18日のニューヨーク外国為替市場でドル円は、欧州市場で112.25円まで下落した後は、底堅く推移した。ユーロドルは、イタリア政府が2019年予算案で欧州連合(EU)と合意したとの報道を受けて堅調に推移した。
本日の東京市場のドル円は、日本の11月の対米貿易黒字が増加していた場合、上値が重い展開、減少していた場合は底堅い展開が予想される。しかし、明朝に発表される米連邦公開市場委員会(FOMC)声明でのハト派的利上げへの警戒感から上値は限定的か。

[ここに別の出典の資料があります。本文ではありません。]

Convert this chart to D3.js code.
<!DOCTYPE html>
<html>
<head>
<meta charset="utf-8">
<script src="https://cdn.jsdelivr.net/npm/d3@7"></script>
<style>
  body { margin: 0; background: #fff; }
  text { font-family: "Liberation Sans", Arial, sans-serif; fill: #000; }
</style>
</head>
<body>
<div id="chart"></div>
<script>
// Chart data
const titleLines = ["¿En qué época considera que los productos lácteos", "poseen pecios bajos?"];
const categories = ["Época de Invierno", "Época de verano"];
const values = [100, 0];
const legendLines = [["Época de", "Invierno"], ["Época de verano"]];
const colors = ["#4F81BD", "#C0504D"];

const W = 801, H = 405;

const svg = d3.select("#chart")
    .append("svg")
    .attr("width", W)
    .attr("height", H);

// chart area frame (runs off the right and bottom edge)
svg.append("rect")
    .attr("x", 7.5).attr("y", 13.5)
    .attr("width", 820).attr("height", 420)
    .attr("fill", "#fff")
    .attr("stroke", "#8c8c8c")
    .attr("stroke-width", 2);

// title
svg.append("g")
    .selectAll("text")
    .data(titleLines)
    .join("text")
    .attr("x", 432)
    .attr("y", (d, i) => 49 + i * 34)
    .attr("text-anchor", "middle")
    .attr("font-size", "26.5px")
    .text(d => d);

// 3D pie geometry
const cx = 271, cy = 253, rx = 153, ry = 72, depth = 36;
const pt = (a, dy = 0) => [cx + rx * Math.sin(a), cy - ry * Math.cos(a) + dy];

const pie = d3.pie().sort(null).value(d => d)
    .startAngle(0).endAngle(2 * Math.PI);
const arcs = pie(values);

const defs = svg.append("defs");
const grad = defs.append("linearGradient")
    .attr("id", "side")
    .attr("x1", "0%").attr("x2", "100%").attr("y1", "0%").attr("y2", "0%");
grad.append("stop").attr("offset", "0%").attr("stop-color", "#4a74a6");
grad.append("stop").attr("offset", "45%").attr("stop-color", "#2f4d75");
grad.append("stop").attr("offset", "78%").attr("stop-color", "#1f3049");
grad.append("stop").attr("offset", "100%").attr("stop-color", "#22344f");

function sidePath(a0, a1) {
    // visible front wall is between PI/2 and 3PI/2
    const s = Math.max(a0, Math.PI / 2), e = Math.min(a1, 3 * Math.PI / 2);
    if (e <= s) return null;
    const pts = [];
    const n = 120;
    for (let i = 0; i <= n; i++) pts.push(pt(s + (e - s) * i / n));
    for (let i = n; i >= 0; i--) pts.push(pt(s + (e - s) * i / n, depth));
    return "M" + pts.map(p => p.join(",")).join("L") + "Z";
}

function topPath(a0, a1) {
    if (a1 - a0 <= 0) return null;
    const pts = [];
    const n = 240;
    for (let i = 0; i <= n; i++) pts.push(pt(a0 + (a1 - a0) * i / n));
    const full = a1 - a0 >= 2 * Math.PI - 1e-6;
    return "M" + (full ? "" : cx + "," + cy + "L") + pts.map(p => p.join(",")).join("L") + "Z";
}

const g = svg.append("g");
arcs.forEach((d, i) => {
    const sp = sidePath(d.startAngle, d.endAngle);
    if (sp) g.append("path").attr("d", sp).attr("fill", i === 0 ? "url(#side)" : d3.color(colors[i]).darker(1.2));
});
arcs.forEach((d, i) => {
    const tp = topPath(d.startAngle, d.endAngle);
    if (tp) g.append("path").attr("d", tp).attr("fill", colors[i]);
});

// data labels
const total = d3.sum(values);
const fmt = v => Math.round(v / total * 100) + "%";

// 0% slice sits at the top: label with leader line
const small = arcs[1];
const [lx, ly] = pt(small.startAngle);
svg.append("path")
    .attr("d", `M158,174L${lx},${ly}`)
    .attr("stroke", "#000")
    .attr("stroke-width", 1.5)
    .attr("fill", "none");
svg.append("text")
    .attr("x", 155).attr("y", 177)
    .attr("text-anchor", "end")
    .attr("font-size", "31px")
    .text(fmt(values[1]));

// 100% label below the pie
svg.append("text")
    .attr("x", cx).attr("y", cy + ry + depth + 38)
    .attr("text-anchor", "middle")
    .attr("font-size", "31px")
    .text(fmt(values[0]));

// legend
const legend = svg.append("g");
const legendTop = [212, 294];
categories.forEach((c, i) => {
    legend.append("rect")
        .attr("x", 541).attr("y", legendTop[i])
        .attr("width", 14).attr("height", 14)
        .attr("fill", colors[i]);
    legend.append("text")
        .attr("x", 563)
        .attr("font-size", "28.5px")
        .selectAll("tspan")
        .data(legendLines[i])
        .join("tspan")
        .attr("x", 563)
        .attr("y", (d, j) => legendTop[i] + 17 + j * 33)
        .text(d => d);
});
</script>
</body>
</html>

来年1月に開催される「日米物品貿易協定(TAG)」に関する日米通商協議に向けて、米自動車業界は、「為替条項」の導入を要請し、米農産物業界は、農産物の輸入拡大を要請した。11月の対米貿易黒字が拡大していた場合、トランプ米政権からの日米貿易不均衡是正圧力が強まることで、ドル円の上値を抑える要因となる。
FOMCでは、第9次利上げ(FF金利:2.25-2.50%)はほぼ織り込み済みとなっている。9月のFOMC声明から「accommodative(緩和的)」という文言が削除されたことで、半年後の2019年3月での利上げ打ち止めの可能性が示唆された。今回も、「さらなる漸進的引き上げ」の文言の有無に要注目となる。

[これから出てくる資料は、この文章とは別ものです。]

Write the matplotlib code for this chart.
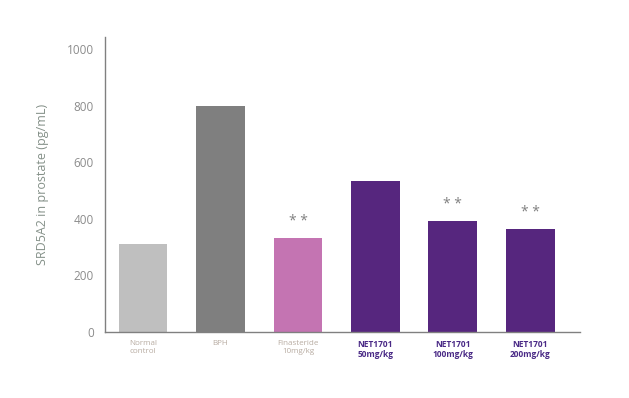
import matplotlib.pyplot as plt

plt.rcParams['font.family'] = ['Open Sans', 'DejaVu Sans']

groups = ['Normal\ncontrol', 'BPH', 'Finasteride\n10mg/kg',
          'NET1701\n50mg/kg', 'NET1701\n100mg/kg', 'NET1701\n200mg/kg']
values = [312, 797, 333, 535, 393, 365]
colors = ['#bfbfbf', '#7f7f7f', '#c474b2', '#56267e', '#56267e', '#56267e']
marks = ['', '', '* *', '', '* *', '* *']
yticks = [0, 200, 400, 600, 800, 1000]

fig = plt.figure(figsize=(6.29, 3.98), dpi=100)
ax = fig.add_axes([0.167, 0.166, 0.755, 0.741])

x = list(range(len(groups)))
ax.bar(x, values, width=0.63, color=colors)

for xi, v, m in zip(x, values, marks):
    if m:
        ax.text(xi, v + 30, m, ha='center', va='bottom', fontsize=10,
                color='#7f7f7f')

ax.set_xlim(-0.49, 5.64)
ax.set_ylim(0, 1042)
ax.set_yticks(yticks)
ax.set_yticklabels([str(t) for t in yticks], fontsize=8.5, color='#8c8c8c')
ax.set_xticks(x)
ax.set_xticklabels(groups, fontsize=5.8, linespacing=1.1)
for i, lab in enumerate(ax.get_xticklabels()):
    if i < 3:
        lab.set_color('#b8aca2')
    else:
        lab.set_color('#4a2a86')
        lab.set_fontweight('bold')
        lab.set_fontsize(6)

ax.tick_params(axis='both', length=0, pad=8)
ax.tick_params(axis='x', pad=6)
ax.set_ylabel('SRD5A2 in prostate (pg/mL)', fontsize=9, color='#849088',
              labelpad=13)

for s in ['top', 'right']:
    ax.spines[s].set_visible(False)
for s in ['left', 'bottom']:
    ax.spines[s].set_color('#808080')
    ax.spines[s].set_linewidth(1.0)

fig.savefig('out.png', dpi=100)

もし、トランプ米大統領の利上げ路線への批判に屈する形で、利上げ見送りとなった場合、下落基調にあるニューヨーク株式市場には、絶好のクリスマスプレゼント「パウエル・プット」となるが、パウエルFRB議長に対する信頼感は失墜することになる。また、米連邦準備理事会(FRB)が、米国債利回りのフラット化・逆イールド化が警告しているリセッション(景気後退)を警戒しているのではないかとの見方から、NY株売り・ドル売りとなる可能性にも要警戒か。
来年の利上げ見通しが1回のハト派的な利上げとなった場合、パウエルFRB議長が示唆した中立金利水準(2.50-3.50%)のレンジ下限2.50%に到達したことで、予想の範囲内となり、NY株高・ドル高が予想される。
来年の利上げ見通しが2-3回のタカ派的な利上げとなった場合、株式市場の下落が警戒されることで、リスク回避の円買いとなることが予想される。FOMCという重要イベントが過ぎても、21日には米暫定予算の期限切れを迎えることで、クリスマス中の一部連邦政府機関の閉鎖の可能性から、ドル円の上値は限定的となる。
ドル円の買い材料は、米中貿易協議が進展するとの期待感、本邦企業による海外企業の買収に伴う円売り、第4四半期末に向けた米グローバル企業のリパトリエーション(資金の米国送金)や年末・年始のドルファンディング需要などが挙げられる。
ドル円の安値は、12月6日と10日が112.24円、昨日は112.25円までで下げ止まっており、おそらく112.25円前後に大口の実需筋(買収案件?)のドル買いオーダーが置かれていると思われる。